Work to do
Leaving out every picture, retype the lines below from the top through the one that contains "16, 18, 20]".

Records
=-=-=

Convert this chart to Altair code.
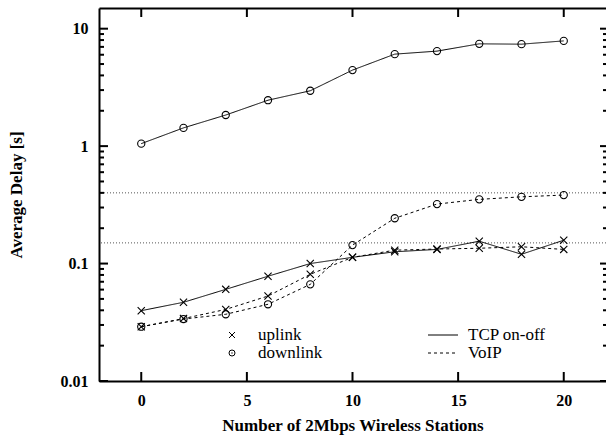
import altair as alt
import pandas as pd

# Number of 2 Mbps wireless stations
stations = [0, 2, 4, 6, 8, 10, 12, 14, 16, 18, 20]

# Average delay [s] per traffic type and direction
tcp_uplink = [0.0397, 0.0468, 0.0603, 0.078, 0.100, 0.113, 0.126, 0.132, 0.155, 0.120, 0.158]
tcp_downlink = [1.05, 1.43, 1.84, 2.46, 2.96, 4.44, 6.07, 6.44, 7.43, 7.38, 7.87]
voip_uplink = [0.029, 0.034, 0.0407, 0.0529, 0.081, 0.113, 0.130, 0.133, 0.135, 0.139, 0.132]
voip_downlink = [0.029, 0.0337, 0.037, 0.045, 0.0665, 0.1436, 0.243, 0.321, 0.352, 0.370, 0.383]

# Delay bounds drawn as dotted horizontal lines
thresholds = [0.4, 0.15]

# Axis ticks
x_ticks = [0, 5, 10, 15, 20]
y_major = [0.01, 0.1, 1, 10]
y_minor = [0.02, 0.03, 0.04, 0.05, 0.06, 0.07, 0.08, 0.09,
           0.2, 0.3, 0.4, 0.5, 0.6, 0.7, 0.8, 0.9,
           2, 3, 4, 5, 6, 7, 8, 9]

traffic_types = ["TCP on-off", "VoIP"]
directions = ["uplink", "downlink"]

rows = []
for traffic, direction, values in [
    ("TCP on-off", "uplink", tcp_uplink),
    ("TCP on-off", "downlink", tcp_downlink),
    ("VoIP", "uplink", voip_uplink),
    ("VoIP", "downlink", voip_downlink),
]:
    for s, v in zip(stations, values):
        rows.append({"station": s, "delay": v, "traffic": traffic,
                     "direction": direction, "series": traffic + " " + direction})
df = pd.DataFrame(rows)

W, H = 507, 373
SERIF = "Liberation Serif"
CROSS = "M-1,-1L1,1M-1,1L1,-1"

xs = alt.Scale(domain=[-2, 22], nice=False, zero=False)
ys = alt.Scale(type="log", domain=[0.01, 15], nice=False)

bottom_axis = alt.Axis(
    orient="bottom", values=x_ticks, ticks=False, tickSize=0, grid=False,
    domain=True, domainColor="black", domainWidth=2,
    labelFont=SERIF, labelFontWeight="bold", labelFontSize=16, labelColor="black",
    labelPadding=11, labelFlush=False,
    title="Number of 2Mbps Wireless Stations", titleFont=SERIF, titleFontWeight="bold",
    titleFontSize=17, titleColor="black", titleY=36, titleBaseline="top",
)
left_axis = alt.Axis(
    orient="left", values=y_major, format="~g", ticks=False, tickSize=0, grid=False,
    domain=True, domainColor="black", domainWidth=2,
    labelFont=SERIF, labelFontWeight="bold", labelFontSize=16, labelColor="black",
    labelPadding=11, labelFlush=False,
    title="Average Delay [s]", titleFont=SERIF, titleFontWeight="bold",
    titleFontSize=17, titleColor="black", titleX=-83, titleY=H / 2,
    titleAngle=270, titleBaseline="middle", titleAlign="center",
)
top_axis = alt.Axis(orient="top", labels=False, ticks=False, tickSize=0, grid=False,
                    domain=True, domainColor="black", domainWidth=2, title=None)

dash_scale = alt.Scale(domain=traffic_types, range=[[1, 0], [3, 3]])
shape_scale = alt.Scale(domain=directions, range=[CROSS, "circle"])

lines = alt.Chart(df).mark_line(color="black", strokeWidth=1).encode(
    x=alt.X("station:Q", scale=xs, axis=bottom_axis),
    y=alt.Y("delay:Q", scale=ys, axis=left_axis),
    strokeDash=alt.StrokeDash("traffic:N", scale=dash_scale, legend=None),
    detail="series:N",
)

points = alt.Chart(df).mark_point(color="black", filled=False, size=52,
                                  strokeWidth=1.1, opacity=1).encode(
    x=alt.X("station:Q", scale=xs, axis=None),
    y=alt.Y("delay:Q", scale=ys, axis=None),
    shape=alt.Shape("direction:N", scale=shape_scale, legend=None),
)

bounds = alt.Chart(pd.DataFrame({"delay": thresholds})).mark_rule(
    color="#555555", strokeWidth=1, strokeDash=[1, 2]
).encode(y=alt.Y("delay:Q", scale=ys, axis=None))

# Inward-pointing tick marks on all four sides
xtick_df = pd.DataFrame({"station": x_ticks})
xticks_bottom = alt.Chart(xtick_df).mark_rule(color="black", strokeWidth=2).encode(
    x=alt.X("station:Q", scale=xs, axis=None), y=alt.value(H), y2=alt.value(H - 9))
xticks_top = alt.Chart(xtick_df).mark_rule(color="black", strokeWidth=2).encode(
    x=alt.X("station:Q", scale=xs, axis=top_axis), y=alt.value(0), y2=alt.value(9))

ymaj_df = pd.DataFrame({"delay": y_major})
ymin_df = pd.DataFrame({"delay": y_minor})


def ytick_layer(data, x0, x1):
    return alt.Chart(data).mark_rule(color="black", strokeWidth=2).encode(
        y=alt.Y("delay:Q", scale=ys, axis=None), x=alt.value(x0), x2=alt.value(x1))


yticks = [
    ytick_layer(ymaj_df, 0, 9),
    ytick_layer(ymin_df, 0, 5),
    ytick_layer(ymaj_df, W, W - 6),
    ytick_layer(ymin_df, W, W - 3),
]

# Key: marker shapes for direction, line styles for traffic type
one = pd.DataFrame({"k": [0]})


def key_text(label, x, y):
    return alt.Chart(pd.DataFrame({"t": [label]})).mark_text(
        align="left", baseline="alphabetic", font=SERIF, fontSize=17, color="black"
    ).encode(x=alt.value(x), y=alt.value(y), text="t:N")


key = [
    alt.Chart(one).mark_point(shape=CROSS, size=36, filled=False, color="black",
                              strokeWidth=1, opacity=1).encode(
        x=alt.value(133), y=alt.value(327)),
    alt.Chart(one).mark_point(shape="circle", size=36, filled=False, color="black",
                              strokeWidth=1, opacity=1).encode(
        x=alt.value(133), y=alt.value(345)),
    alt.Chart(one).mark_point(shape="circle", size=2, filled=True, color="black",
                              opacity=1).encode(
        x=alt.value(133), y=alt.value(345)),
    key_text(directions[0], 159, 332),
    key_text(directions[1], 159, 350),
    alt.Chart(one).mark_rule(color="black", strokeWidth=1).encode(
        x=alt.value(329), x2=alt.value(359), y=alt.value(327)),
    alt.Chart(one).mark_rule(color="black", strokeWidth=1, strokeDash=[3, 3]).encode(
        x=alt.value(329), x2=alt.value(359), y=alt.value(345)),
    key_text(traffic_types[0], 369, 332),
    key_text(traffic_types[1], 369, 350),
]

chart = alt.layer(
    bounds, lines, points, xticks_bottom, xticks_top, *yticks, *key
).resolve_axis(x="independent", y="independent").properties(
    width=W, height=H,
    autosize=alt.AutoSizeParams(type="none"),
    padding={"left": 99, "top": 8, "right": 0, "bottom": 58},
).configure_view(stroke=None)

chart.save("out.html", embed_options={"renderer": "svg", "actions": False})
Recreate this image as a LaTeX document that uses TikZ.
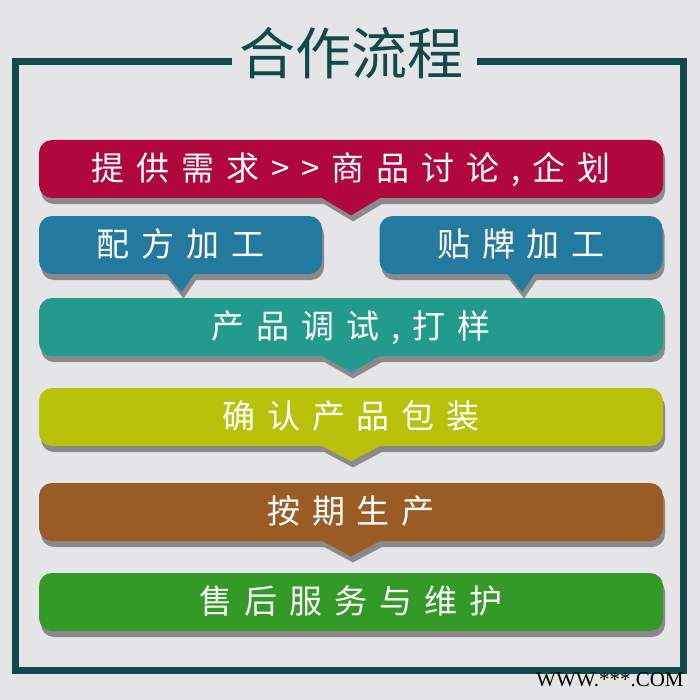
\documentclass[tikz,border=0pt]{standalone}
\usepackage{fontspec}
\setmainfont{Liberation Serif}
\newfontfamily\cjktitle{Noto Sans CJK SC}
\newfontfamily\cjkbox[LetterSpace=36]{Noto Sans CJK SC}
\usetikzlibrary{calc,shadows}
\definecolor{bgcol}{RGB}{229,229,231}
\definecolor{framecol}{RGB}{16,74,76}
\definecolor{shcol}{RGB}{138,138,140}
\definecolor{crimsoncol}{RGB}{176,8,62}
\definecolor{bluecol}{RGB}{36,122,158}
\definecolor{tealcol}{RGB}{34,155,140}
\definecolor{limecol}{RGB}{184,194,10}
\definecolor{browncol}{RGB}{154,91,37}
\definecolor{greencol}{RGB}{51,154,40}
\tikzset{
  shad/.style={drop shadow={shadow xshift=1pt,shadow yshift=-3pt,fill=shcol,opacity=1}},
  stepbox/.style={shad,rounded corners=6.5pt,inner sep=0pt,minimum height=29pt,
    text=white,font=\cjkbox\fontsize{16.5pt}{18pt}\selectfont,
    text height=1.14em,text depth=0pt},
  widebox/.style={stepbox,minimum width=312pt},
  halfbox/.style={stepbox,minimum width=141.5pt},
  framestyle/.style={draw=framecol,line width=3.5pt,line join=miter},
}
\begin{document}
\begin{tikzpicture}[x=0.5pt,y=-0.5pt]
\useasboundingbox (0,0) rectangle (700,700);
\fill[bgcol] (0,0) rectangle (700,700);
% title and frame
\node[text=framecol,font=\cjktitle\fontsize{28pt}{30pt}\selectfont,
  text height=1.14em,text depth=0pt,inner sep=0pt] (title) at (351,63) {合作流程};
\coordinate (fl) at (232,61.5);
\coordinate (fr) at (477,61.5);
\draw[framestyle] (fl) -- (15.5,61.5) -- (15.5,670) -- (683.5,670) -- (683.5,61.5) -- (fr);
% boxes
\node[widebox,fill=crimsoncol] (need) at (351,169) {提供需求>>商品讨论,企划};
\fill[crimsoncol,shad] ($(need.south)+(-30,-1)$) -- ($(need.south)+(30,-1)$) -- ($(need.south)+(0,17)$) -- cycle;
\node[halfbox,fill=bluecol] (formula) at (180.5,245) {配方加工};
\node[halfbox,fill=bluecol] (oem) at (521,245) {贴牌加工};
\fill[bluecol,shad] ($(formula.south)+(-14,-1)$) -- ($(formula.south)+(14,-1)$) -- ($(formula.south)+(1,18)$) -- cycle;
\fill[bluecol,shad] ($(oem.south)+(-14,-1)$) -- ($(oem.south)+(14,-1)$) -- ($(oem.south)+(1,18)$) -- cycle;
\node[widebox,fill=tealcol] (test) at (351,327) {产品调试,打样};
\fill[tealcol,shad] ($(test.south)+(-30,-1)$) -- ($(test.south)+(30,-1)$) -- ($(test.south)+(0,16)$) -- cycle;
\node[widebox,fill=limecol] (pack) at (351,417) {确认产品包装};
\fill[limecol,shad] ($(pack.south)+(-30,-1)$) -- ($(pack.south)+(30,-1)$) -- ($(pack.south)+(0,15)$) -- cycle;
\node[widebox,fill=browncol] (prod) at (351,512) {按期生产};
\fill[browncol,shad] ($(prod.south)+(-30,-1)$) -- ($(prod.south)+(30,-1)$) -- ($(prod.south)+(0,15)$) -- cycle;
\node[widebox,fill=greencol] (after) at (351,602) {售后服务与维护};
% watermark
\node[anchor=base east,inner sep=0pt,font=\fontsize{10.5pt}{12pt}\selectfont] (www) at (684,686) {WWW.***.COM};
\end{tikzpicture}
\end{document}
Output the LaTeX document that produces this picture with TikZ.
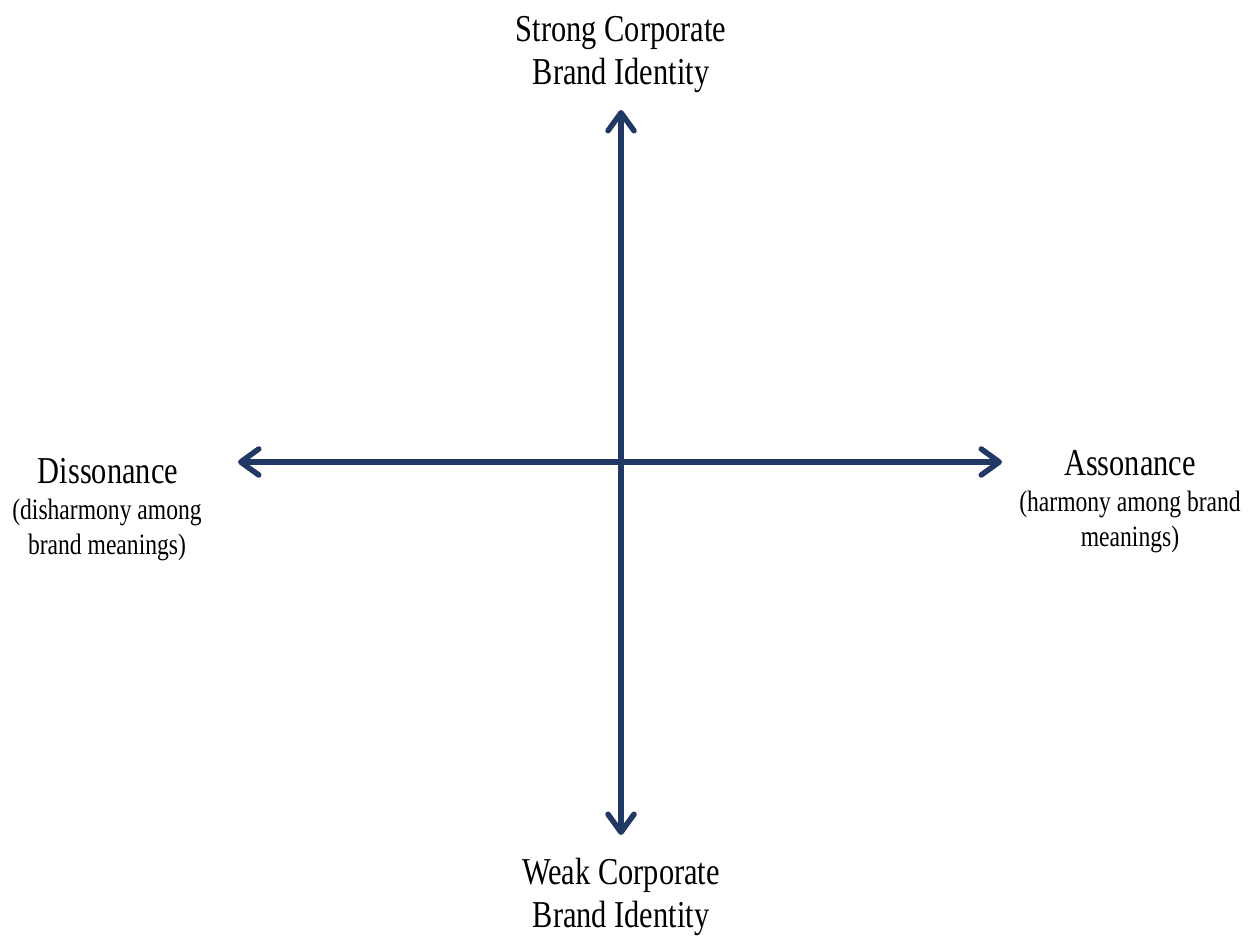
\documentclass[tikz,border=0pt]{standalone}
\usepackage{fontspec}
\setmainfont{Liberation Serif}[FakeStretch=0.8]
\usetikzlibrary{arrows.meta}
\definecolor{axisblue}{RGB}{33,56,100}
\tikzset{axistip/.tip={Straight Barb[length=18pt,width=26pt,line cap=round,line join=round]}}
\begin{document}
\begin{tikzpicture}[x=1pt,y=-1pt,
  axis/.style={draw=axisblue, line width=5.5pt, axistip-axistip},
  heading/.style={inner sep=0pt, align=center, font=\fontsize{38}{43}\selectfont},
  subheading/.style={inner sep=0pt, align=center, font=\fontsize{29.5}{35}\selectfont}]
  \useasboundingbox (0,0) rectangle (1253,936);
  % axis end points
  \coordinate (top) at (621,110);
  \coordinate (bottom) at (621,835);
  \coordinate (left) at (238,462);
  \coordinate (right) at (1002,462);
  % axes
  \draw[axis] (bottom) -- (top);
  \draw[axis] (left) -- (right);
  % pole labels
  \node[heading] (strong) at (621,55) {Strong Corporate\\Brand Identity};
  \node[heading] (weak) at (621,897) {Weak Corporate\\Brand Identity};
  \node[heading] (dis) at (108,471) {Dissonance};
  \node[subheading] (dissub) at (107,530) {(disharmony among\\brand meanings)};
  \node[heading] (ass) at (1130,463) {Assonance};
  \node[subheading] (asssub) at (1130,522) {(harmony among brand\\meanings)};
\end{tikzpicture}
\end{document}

=-=-=

Exercise answer
Convert this chart to Altair code.
import altair as alt
import pandas as pd

# Number of 2 Mbps wireless stations
stations = [0, 2, 4, 6, 8, 10, 12, 14, 16, 18, 20]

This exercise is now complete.